Adrian Sutil | Sahara Force India | 10th | 6/10

Sutil claimed the final point despite declaring that racing his Force India around the streets of Singapore was like “driving on ice.” Sutil raced a three stop strategy as he had no fresh option tyres left after qualifying and was therefore the only driver to start on primes. He caught the back of the battle for seventh place during the final few laps but didn’t push too hard as his tyres were also fading rapidly.

Pastor Maldonado | Williams | 11th | 8/10

The Williams is a dog of a car this year but Maldonado was able to extract the maximum out of the car in the race, finishing just five seconds behind seventh placed Button. The Venezuelan made up two places at the start and managed his tyres well throughout the 61 lap race to come home in eleventh place

Valtteri Bottas | Williams | 13th | 6/10

Bottas meanwhile endured a troublesome race and finished 17 seconds behind his team-mate. The Finn had a clutch problem at the start, which left him stuck behind the Caterham of Giedo van der Garde through the first stint of the race. He then picked up debris in the front wing, which affected his pace and left him down in thirteenth place.

Jean-Eric Vergne | Scuderia Toro Rosso | 14th | 6/10

Red Bull/Getty Images

Red Bull/Getty Images

Vergne dropped back at the start which forced him to switch from a two to a three stop strategy. Even so, he struggled just to keep the car on track and almost ran into the back of Gutierrez down at turn 18. Tyres were completely shot by the end of the race and his woes were compounded by an overheating issue that forced him to back off.

Daniel Ricciardo | Scuderia Toro Rosso | Ret | 4/10

Ricciardo dropped down several places at the start and from there his race was doomed. He was told to push by the engineers and he obliged, only he locked up and ran wide at turn 18. He was never going to make the corner and nudged the barrier, destroying the front right of the car. He claimed responsibility for the incident but it was an embarrassing moment.

Charles Pic | Caterham | 19th | 6/10

Pic had to take evasive action at the start to avoid Bianchi, which left him struck behind the slower Marussia throughout the opening stint. He passed him in the pit stop phase and decided to switch to a two stop strategy. His tyres, however, refused to play ball and he bailed out with six laps remaining, tumbling behind Bianchi once again.

Giedo van der Garde | Caterham | 16th | 8/10

Caterham F1 Team

Caterham F1 Team

The Dutchman bogged down at the start but was able to fight his way past Pic, Bianchi and Bottas, even managing to keep the Williams at bay. He was even hanging onto the back of Sutil’s Force India throughout the first stint of the race. Bottas eventually got through, but it was a commendable performance from Van der Garde.
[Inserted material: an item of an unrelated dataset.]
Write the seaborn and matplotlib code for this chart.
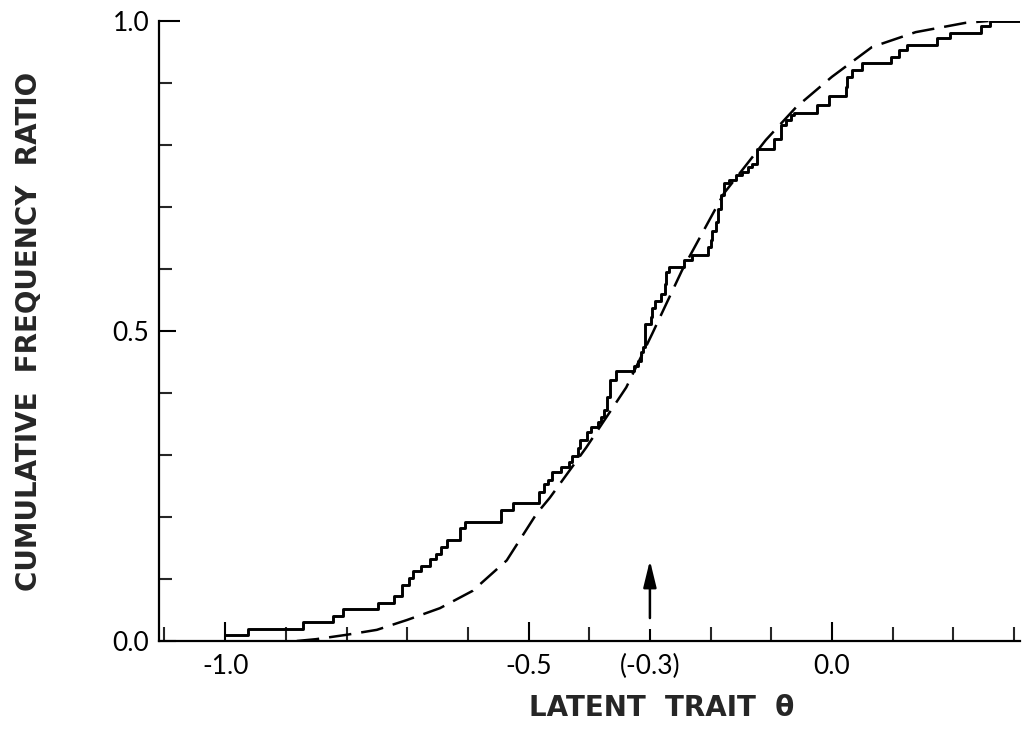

Jules Bianchi | Marussia | 18th | 7/10

It was a difficult race for Bianchi as what he believed was a gear selection issue necessitated a lengthy steering wheel change in his first stop. This left him out of sequence with the blue flags, although the safety car enabled him to join the back of the pack. He tried to pass Chilton, but the extra effort destroyed his tyres.

Max Chilton | Marussia | 17th | 7/10

Chilton struggled with the balance of the Marussia during the early sections of the race but that improved as the event progressed. He did well to preserve his tyres, finishing ahead of rivals Pic and Bianchi. A good result for the rookie.